## Your instructions
In the data that follows, count the lines in which the word "with" occurs, and report that figure alone.

## Supplied material
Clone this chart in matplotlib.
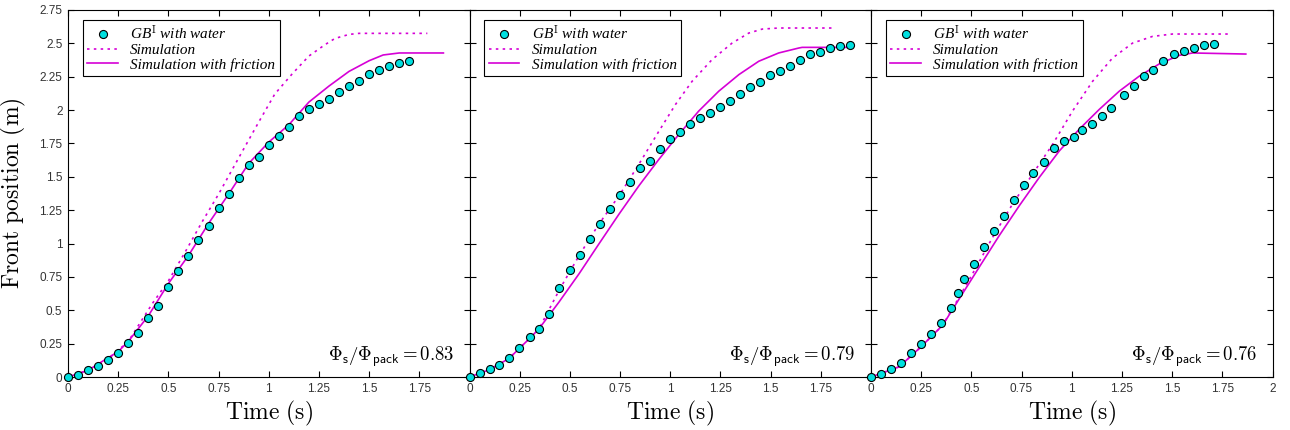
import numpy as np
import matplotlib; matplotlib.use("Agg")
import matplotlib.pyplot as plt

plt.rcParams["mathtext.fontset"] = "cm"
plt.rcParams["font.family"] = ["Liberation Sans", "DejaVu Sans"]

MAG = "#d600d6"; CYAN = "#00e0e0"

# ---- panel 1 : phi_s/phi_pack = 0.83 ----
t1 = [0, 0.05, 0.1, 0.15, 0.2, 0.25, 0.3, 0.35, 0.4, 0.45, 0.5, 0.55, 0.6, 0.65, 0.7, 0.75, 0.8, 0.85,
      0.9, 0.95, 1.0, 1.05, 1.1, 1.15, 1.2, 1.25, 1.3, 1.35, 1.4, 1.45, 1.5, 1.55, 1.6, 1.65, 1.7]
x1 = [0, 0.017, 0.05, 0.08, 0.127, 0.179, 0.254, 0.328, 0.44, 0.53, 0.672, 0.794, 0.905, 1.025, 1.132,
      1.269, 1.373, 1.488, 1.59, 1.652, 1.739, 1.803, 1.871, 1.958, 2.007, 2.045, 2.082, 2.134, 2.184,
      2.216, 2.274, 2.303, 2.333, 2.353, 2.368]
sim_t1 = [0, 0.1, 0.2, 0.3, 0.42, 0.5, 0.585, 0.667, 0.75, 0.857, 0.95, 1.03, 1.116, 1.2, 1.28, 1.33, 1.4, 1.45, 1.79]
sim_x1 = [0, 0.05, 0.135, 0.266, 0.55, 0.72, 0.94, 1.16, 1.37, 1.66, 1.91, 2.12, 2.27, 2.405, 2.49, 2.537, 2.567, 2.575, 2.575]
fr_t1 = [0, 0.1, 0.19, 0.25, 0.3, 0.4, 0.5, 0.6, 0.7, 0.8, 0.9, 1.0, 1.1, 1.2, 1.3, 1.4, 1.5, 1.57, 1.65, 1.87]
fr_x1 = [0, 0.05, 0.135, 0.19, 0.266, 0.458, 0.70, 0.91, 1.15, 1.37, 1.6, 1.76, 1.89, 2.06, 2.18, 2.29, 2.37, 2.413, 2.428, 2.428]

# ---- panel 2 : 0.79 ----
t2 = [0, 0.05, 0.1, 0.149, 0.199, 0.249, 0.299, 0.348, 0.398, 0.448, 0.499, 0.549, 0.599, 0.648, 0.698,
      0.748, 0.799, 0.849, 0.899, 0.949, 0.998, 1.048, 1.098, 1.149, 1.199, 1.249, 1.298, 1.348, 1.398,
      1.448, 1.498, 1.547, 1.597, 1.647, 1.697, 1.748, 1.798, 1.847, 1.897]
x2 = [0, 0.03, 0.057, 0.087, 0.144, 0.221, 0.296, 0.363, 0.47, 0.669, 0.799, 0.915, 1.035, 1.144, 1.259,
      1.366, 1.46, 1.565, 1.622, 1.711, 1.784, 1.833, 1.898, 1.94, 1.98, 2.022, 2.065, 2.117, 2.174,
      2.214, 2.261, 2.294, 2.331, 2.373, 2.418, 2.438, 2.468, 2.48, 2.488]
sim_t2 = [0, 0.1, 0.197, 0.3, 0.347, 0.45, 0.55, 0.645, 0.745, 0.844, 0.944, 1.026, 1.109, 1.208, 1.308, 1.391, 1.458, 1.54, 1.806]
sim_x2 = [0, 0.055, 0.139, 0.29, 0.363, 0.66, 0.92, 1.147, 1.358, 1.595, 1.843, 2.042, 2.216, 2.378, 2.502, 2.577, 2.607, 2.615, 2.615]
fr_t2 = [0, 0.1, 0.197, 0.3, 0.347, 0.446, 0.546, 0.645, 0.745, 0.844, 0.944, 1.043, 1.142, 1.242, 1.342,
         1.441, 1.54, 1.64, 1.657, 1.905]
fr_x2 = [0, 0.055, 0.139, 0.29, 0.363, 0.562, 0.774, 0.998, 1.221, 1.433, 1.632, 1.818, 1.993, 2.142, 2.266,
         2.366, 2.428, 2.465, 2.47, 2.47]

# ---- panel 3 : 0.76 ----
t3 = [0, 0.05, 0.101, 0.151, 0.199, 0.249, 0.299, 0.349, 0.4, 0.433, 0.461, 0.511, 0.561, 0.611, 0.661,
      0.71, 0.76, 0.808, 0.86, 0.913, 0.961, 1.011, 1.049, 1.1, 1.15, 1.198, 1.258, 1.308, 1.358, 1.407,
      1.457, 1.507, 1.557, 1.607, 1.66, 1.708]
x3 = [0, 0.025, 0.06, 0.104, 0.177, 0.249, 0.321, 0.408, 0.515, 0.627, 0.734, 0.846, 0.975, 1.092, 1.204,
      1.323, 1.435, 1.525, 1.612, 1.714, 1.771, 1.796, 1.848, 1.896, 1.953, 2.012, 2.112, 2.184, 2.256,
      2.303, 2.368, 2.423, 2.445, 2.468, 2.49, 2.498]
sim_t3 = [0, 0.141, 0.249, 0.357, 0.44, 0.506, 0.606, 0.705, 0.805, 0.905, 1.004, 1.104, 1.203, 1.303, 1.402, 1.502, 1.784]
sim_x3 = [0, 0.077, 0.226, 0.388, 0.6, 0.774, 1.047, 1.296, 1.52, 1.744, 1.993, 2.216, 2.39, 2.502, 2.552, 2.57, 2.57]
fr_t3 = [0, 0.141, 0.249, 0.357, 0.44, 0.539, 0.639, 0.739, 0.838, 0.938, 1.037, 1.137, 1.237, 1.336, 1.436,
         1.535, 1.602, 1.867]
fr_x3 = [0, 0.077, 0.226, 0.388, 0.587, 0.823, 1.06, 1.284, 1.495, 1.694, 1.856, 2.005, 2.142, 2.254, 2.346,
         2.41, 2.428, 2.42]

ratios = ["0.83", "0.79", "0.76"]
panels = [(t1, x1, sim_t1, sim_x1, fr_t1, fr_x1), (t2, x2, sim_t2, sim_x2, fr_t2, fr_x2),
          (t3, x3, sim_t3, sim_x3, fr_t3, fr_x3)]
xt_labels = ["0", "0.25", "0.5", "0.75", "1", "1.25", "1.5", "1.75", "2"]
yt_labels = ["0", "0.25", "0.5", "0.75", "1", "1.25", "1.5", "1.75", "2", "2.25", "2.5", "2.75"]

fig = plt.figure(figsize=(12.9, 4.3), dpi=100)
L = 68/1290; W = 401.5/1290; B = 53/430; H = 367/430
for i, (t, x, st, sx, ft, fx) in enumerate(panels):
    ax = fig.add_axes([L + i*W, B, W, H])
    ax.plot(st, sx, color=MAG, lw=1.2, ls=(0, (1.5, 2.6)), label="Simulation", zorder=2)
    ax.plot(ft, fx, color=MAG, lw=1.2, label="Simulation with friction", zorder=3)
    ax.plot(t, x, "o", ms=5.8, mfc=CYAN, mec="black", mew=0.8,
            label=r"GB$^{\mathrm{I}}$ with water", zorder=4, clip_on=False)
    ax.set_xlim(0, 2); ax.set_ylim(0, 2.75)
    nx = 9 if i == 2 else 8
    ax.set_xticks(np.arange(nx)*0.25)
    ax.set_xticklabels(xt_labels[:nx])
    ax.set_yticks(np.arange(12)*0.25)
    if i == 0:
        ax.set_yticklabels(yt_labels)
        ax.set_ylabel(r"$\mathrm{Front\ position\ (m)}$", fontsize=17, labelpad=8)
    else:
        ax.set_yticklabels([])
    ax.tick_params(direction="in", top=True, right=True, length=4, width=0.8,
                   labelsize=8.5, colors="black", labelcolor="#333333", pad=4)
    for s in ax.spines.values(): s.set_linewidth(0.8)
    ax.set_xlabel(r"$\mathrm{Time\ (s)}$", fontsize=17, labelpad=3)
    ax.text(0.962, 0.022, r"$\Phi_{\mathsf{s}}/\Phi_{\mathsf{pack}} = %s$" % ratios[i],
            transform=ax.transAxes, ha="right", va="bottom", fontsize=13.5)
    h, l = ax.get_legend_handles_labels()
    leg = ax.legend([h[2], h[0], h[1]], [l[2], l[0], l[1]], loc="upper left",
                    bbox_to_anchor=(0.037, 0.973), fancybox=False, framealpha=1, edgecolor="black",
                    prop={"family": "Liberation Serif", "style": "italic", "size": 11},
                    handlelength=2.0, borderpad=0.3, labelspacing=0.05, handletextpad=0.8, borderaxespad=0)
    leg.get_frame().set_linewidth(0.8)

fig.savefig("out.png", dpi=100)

* * *

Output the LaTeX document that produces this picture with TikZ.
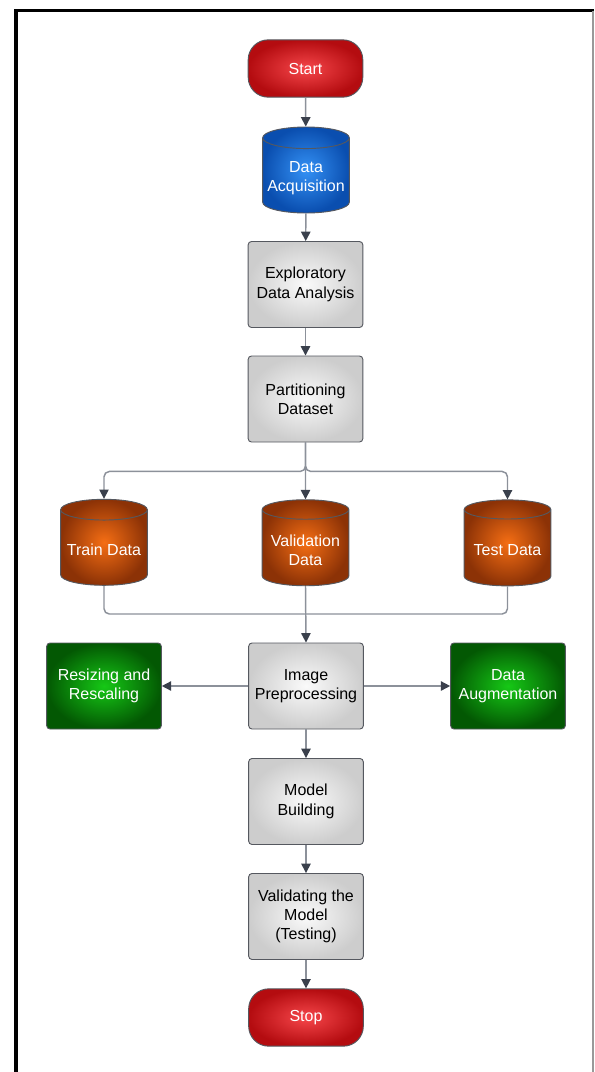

## Answer below
3